When Retail Promotions Hurt More Than They Help
- Jon Allen

- Jul 10
- 1 min read

Promotions are supposed to drive trial, increase basket size, and get your brand noticed. And they often do. But there’s a quiet cost to promotions that too many suppliers overlook—especially smaller or growing brands trying to punch above their weight.
Let’s be blunt: Retail promotions can hurt your business if they aren’t strategically designed, tracked, and supported.
Here’s a fictional but very real scenario: A natural granola company runs a BOGO with a major grocery chain. Velocity triples—but the promo wasn't supported by proper inventory planning or retailer compliance tracking. Weeks later, they’re hit with a chargeback for missing display compliance in 137 stores. And then again, with a pricing deduction due to expired promo flags still active at the POS.
All told?

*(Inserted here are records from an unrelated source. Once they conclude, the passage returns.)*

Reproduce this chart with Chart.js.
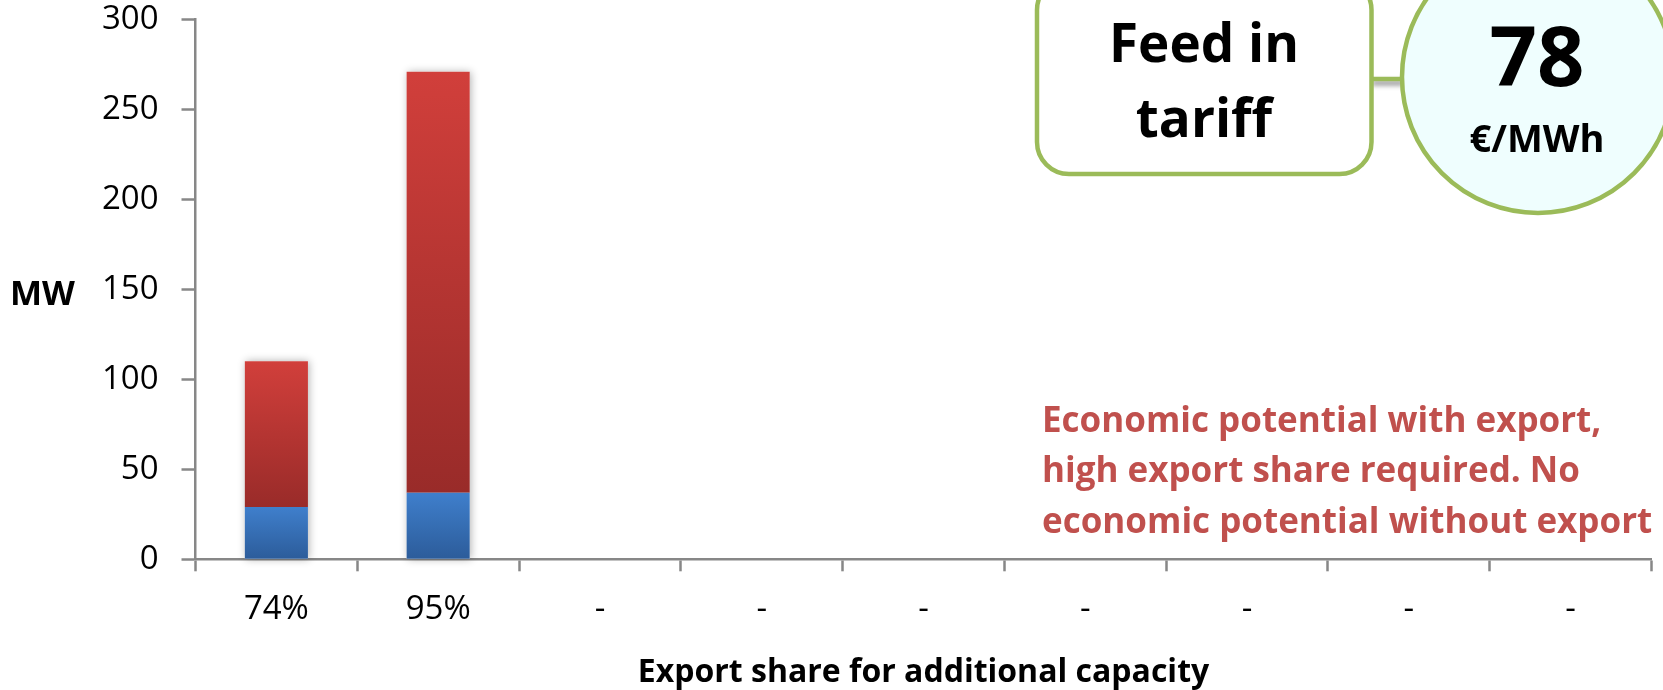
<!DOCTYPE html>
<html>
<head>
<meta charset="utf-8">
<title>Export share for additional capacity</title>
<script src="https://cdn.jsdelivr.net/npm/chart.js@4.4.1/dist/chart.umd.min.js"></script>
<style>
  html, body { margin: 0; padding: 0; background: #ffffff; }
  #wrap { position: relative; width: 1663px; height: 690px; }
</style>
</head>
<body>
<div id="wrap"><canvas id="chart"></canvas></div>
<script>
// Export share for each additional-capacity step (x categories)
const categories = ['74%', '95%', '-', '-', '-', '-', '-', '-', '-'];
// Capacity covered without export, MW (lower, blue segment)
const domesticMW = [29, 37, null, null, null, null, null, null, null];
// Extra capacity made economic by export, MW (upper, red segment)
const exportMW = [81, 234, null, null, null, null, null, null, null];
// Value axis ticks, MW
const yTicks = [0, 50, 100, 150, 200, 250, 300];

const FONT = "'Open Sans', 'Noto Sans', sans-serif";
const AXIS_GREY = '#878787';
const GREEN = '#9BBB59';
const NOTE_RED = '#C0504D';

const stackOrder = [domesticMW, exportMW];

// Vertical gradient spanning one stacked segment
function segmentFill(dsIndex, topColor, bottomColor) {
  return (c) => {
    const chart = c.chart;
    const ys = chart.scales ? chart.scales.y : null;
    if (c.type !== 'data' || !chart.chartArea || !ys) return bottomColor;
    const i = c.dataIndex;
    let lower = 0;
    for (let k = 0; k < dsIndex; k++) lower += stackOrder[k][i] || 0;
    const upper = lower + (stackOrder[dsIndex][i] || 0);
    const yTop = ys.getPixelForValue(upper);
    const yBot = ys.getPixelForValue(lower);
    if (!(yBot - yTop > 0.5)) return bottomColor;
    const g = chart.ctx.createLinearGradient(0, yTop, 0, yBot);
    g.addColorStop(0, topColor);
    g.addColorStop(1, bottomColor);
    return g;
  };
}

// Soft drop shadow behind each full stacked column
const columnShadow = {
  id: 'columnShadow',
  beforeDatasetsDraw(chart) {
    const ctx = chart.ctx;
    const metas = chart.getSortedVisibleDatasetMetas();
    ctx.save();
    ctx.shadowColor = 'rgba(0,0,0,0.30)';
    ctx.shadowBlur = 8;
    ctx.shadowOffsetX = 1;
    ctx.shadowOffsetY = 0;
    ctx.fillStyle = '#ffffff';
    categories.forEach((_, i) => {
      let top = Infinity, bottom = -Infinity, left = 0, right = 0;
      metas.forEach((m) => {
        const el = m.data[i];
        if (!el) return;
        const p = el.getProps(['x', 'y', 'base', 'width'], true);
        if (p.y == null || isNaN(p.y)) return;
        top = Math.min(top, p.y, p.base);
        bottom = Math.max(bottom, p.y, p.base);
        left = p.x - p.width / 2;
        right = p.x + p.width / 2;
      });
      if (isFinite(top) && bottom - top > 0.5) ctx.fillRect(left, top, right - left, bottom - top);
    });
    ctx.restore();
  }
};

// Unit label, tariff callout and commentary
const notes = {
  id: 'notes',
  afterDraw(chart) {
    const ctx = chart.ctx;
    ctx.save();

    // unit label beside the value axis
    ctx.fillStyle = '#000000';
    ctx.textAlign = 'left';
    ctx.textBaseline = 'alphabetic';
    ctx.font = 'bold 34px ' + FONT;
    ctx.fillText('MW', 10, 305);

    // connector between box and circle, with a soft shadow
    ctx.save();
    ctx.shadowColor = 'rgba(0,0,0,0.45)';
    ctx.shadowBlur = 5;
    ctx.shadowOffsetY = 4;
    ctx.strokeStyle = GREEN;
    ctx.lineWidth = 4.5;
    ctx.beginPath();
    ctx.moveTo(1372, 79);
    ctx.lineTo(1404, 79);
    ctx.stroke();
    ctx.restore();

    // rounded box "Feed in tariff"
    ctx.beginPath();
    ctx.roundRect(1037, -22, 334.5, 196, 32);
    ctx.fillStyle = '#ffffff';
    ctx.fill();
    ctx.strokeStyle = GREEN;
    ctx.lineWidth = 4.5;
    ctx.stroke();

    ctx.fillStyle = '#000000';
    ctx.textAlign = 'center';
    ctx.font = 'bold 53px ' + FONT;
    ctx.fillText('Feed in', 1204, 62);
    ctx.fillText('tariff', 1204, 137);

    // circle with the tariff level
    ctx.beginPath();
    ctx.arc(1538, 77, 136, 0, Math.PI * 2);
    ctx.fillStyle = '#EFFEFE';
    ctx.fill();
    ctx.strokeStyle = GREEN;
    ctx.lineWidth = 4.5;
    ctx.stroke();

    ctx.fillStyle = '#000000';
    ctx.font = 'bold 83px ' + FONT;
    ctx.fillText('78', 1537, 86);
    ctx.font = 'bold 38px ' + FONT;
    ctx.fillText('€/MWh', 1537, 152);

    // commentary
    ctx.fillStyle = NOTE_RED;
    ctx.textAlign = 'left';
    ctx.font = 'bold 35px ' + FONT;
    ctx.fillText('Economic potential with export,', 1042, 432);
    ctx.fillText('high export share required. No', 1042, 482);
    ctx.fillText('economic potential without export', 1042, 533);

    ctx.restore();
  }
};

new Chart(document.getElementById('chart'), {
  type: 'bar',
  data: {
    labels: categories,
    datasets: [
      {
        label: 'Without export',
        data: domesticMW,
        backgroundColor: segmentFill(0, '#3F7FCC', '#2C5C9A'),
        borderWidth: 0,
        barPercentage: 0.39,
        categoryPercentage: 1
      },
      {
        label: 'With export',
        data: exportMW,
        backgroundColor: segmentFill(1, '#D13F3B', '#992B29'),
        borderWidth: 0,
        barPercentage: 0.39,
        categoryPercentage: 1
      }
    ]
  },
  options: {
    responsive: true,
    maintainAspectRatio: false,
    animation: false,
    events: [],
    layout: { padding: { left: 0, right: 11.5, top: 19.5, bottom: 0 } },
    plugins: {
      legend: { display: false },
      tooltip: { enabled: false },
      title: { display: false }
    },
    scales: {
      x: {
        stacked: true,
        grid: {
          display: true,
          drawOnChartArea: false,
          drawTicks: true,
          tickLength: 12,
          tickWidth: 2.5,
          tickColor: AXIS_GREY,
          offset: true
        },
        border: { display: true, color: AXIS_GREY, width: 2.5 },
        ticks: {
          color: '#000000',
          font: { family: FONT, size: 33, lineHeight: 1.2 },
          padding: 18,
          maxRotation: 0,
          autoSkip: false
        },
        title: {
          display: true,
          text: 'Export share for additional capacity',
          color: '#000000',
          font: { family: FONT, size: 32, weight: 'bold', lineHeight: 1.1 },
          padding: { top: 0, bottom: 0 }
        },
        afterFit(scale) {
          scale.height = 130.7;
          scale.paddingLeft = 0;
          scale.paddingRight = 0;
        }
      },
      y: {
        stacked: true,
        min: 0,
        max: 300,
        afterBuildTicks(scale) { scale.ticks = yTicks.map((v) => ({ value: v })); },
        grid: {
          display: true,
          drawOnChartArea: false,
          drawTicks: true,
          tickLength: 14,
          tickWidth: 2.5,
          tickColor: AXIS_GREY
        },
        border: { display: true, color: AXIS_GREY, width: 2.5 },
        ticks: {
          color: '#000000',
          font: { family: FONT, size: 33, lineHeight: 1.0 },
          padding: 23
        },
        afterFit(scale) {
          scale.width = 195.5;
          scale.paddingTop = 0;
          scale.paddingBottom = 0;
        }
      }
    }
  },
  plugins: [columnShadow, notes]
});
</script>
</body>
</html>
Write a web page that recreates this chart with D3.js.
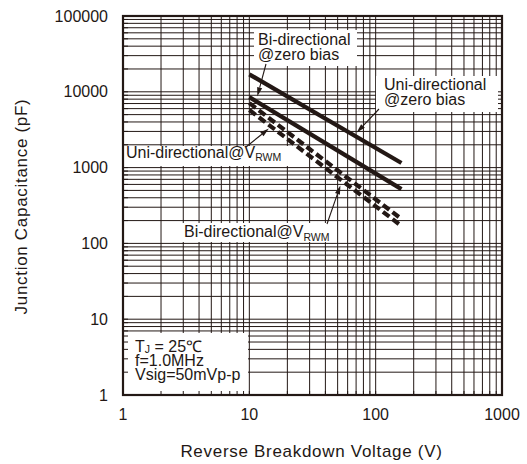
<!DOCTYPE html>
<html>
<head>
<meta charset="utf-8">
<script src="https://cdn.jsdelivr.net/npm/d3@7"></script>
<style>
  html, body { margin: 0; padding: 0; background: #fff; }
  svg { display: block; }
  text { font-family: "Liberation Sans", Arial, Helvetica, sans-serif; fill: #231815; }
</style>
</head>
<body>
<svg id="chart" width="527" height="464"></svg>
<script>
// Junction capacitance vs reverse breakdown voltage (log-log)
const voltage = [10, 160];                 // V, start and end of each curve
const uniZeroBias = [17000, 1150];         // pF
const biZeroBias = [8500, 520];            // pF
const uniVrwm = [7100, 210];               // pF
const biVrwm = [5750, 170];                // pF

const xTicks = [1, 10, 100, 1000];
const yTicks = [1, 10, 100, 1000, 10000, 100000];
const xTitle = "Reverse Breakdown Voltage (V)";
const yTitle = "Junction Capacitance (pF)";
const conditions = [["T", "J", " = 25℃"], ["f=1.0MHz"], ["Vsig=50mVp-p"]];

const ink = "#231815";
const svg = d3.select("#chart");
const plot = { left: 123, right: 502, top: 16, bottom: 395 };

const x = d3.scaleLog().domain([1, 1000]).range([plot.left, plot.right]);
const y = d3.scaleLog().domain([1, 100000]).range([plot.bottom, plot.top]);

// log grid: every k*10^n inside the domain
function logGrid(domain) {
  const out = [];
  for (let e = Math.log10(domain[0]); e < Math.log10(domain[1]); e++) {
    for (let k = 1; k <= 9; k++) out.push(k * Math.pow(10, e));
  }
  out.push(domain[1]);
  return out;
}
const xGrid = logGrid(x.domain());
const yGrid = logGrid(y.domain());

const grid = svg.append("g").attr("stroke", ink).attr("stroke-width", 1);
grid.selectAll("line.v").data(xGrid).join("line").attr("class", "v")
  .attr("x1", d => x(d)).attr("x2", d => x(d))
  .attr("y1", plot.top).attr("y2", plot.bottom);
grid.selectAll("line.h").data(yGrid).join("line").attr("class", "h")
  .attr("y1", d => y(d)).attr("y2", d => y(d))
  .attr("x1", plot.left).attr("x2", plot.right);

// series
const series = [
  { name: "uniZero", values: uniZeroBias, dash: null },
  { name: "biZero", values: biZeroBias, dash: null },
  { name: "uniVrwm", values: uniVrwm, dash: "8,4" },
  { name: "biVrwm", values: biVrwm, dash: "8,4" }
];
const byName = Object.fromEntries(series.map(s => [s.name, s]));

// value of a series at voltage v (straight line in log-log space)
function seriesAt(s, v) {
  const t = (Math.log10(v) - Math.log10(voltage[0])) / (Math.log10(voltage[1]) - Math.log10(voltage[0]));
  const lc = Math.log10(s.values[0]) + t * (Math.log10(s.values[1]) - Math.log10(s.values[0]));
  return Math.pow(10, lc);
}

// annotation labels with white backing
const notes = [
  { lines: [["Bi-directional"], ["@zero bias"]], box: [254, 30, 357, 66], tx: 258, ty: [45, 60],
    tail: [266, 64], target: "biZero", at: 11.3, gap: 5 },
  { lines: [["Uni-directional"], ["@zero bias"]], box: [376, 76, 498, 112], tx: 384, ty: [90, 105],
    tail: [379, 109], target: "uniZero", at: 67.4, gap: 4 },
  { lines: [["Uni-directional@V", "RWM"]], box: [124, 146, 288, 166], tx: 126, ty: [157.5],
    tail: [246, 147], target: "biVrwm", at: 14.9, gap: 3 },
  { lines: [["Bi-directional@V", "RWM"]], box: [180, 223, 334, 242], tx: 184, ty: [237],
    tail: [327, 224], target: "biVrwm", at: 54.2, gap: 5 }
];

const boxes = svg.append("g").attr("fill", "#fff");
notes.forEach(n => {
  boxes.append("rect").attr("x", n.box[0]).attr("y", n.box[1])
    .attr("width", n.box[2] - n.box[0]).attr("height", n.box[3] - n.box[1]);
});
boxes.append("rect").attr("x", plot.left + 1).attr("y", 333)
  .attr("width", 248 - plot.left - 1).attr("height", plot.bottom - 333 - 1);

// curves
const line = d3.line().x(d => x(d[0])).y(d => y(d[1]));
svg.append("g").selectAll("path").data(series).join("path")
  .attr("d", s => line(voltage.map((v, i) => [v, s.values[i]])))
  .attr("fill", "none").attr("stroke", ink).attr("stroke-width", 4.2)
  .attr("stroke-dasharray", s => s.dash);

// arrows from labels to curves
const arrows = svg.append("g");
notes.forEach(n => {
  const px = x(n.at), py = y(seriesAt(byName[n.target], n.at));
  const dx = n.tail[0] - px, dy = n.tail[1] - py, len = Math.hypot(dx, dy);
  const ux = dx / len, uy = dy / len;
  const tipX = px + ux * n.gap, tipY = py + uy * n.gap;
  const headLen = 9, headW = 2.6;
  const bx = tipX + ux * headLen, by = tipY + uy * headLen;
  arrows.append("line").attr("x1", n.tail[0]).attr("y1", n.tail[1]).attr("x2", bx).attr("y2", by)
    .attr("stroke", ink).attr("stroke-width", 1.1);
  arrows.append("path")
    .attr("d", `M${tipX},${tipY}L${bx - uy * headW},${by + ux * headW}L${bx + uy * headW},${by - ux * headW}Z`)
    .attr("fill", ink);
});

// label text
function writeLine(g, parts, tx, ty, size, subSize, subDy) {
  const t = g.append("text").attr("x", tx).attr("y", ty).style("font-size", size + "px");
  parts.forEach((p, i) => {
    if (i % 2 === 1) {
      t.append("tspan").text(p).style("font-size", subSize + "px").attr("dy", subDy);
    } else {
      const ts = t.append("tspan").text(p);
      if (i > 0) ts.attr("dy", -subDy);
    }
  });
}
const labels = svg.append("g");
notes.forEach(n => {
  n.lines.forEach((parts, i) => writeLine(labels, parts, n.tx, n.ty[i], 16, 10.5, 3.5));
});
[352, 366, 380].forEach((ty, i) => writeLine(labels, conditions[i], 135, ty, 16, 10.5, 1));

// frame and inner minor ticks
svg.append("rect").attr("x", plot.left).attr("y", plot.top)
  .attr("width", plot.right - plot.left).attr("height", plot.bottom - plot.top)
  .attr("fill", "none").attr("stroke", ink).attr("stroke-width", 2.2);
const ticks = svg.append("g").attr("stroke", ink).attr("stroke-width", 1);
ticks.selectAll("line.bx").data(xGrid).join("line").attr("class", "bx")
  .attr("x1", d => x(d)).attr("x2", d => x(d)).attr("y1", plot.bottom).attr("y2", plot.bottom - 4);
ticks.selectAll("line.ly").data(yGrid).join("line").attr("class", "ly")
  .attr("y1", d => y(d)).attr("y2", d => y(d)).attr("x1", plot.left).attr("x2", plot.left + 5);

// axis tick labels
svg.append("g").selectAll("text").data(xTicks).join("text")
  .attr("x", d => x(d)).attr("y", 420).attr("text-anchor", "middle")
  .style("font-size", "16px").text(d => d);
svg.append("g").selectAll("text").data(yTicks).join("text")
  .attr("x", 108).attr("y", d => y(d)).attr("dy", "0.35em").attr("text-anchor", "end")
  .style("font-size", "16px").text(d => d);

// axis titles
svg.append("text").attr("x", (plot.left + plot.right) / 2 - 1).attr("y", 457)
  .attr("text-anchor", "middle").style("font-size", "17px").style("letter-spacing", "0.7px")
  .text(xTitle);
svg.append("text").attr("transform", `translate(27,${(plot.top + plot.bottom) / 2 + 1}) rotate(-90)`)
  .attr("text-anchor", "middle").style("font-size", "17px").style("letter-spacing", "0.7px")
  .text(yTitle);
</script>
</body>
</html>
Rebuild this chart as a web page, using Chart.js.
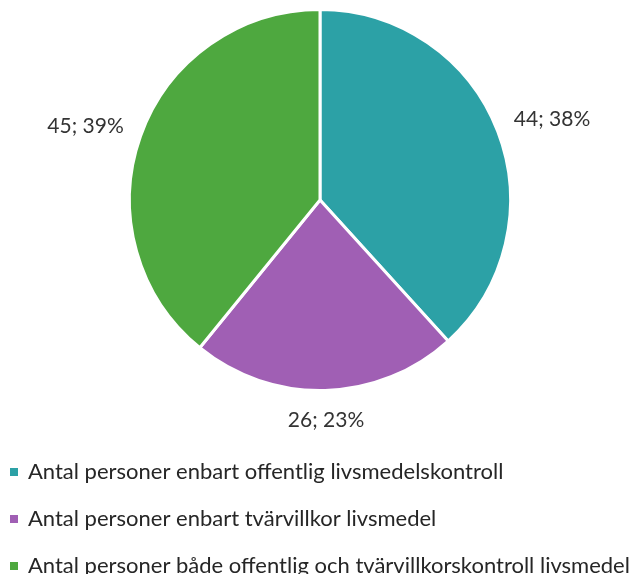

They lost over $18,000 on a promo they thought was a win.
What Can Go Wrong:
Promo cannibalization: You pull volume forward without growing your base.
Retailer deductions: Compliance issues, expired tags, invalid promos.
Brand devaluation: You train consumers to wait for discounts.
According to a NielsenIQ study, brands that promote more than 40% of the time see lower average long-term margins than brands that promote less often.
What to Do Instead:
Be selective. Only run promotions when you have a clear goal: trial, trade-up, awareness.
Track everything. Know what your discounts are costing you post-deduction.
Don’t train deal-chasers. Aim for promotions that reward loyalty or drive discovery, rather than offering endless discounts.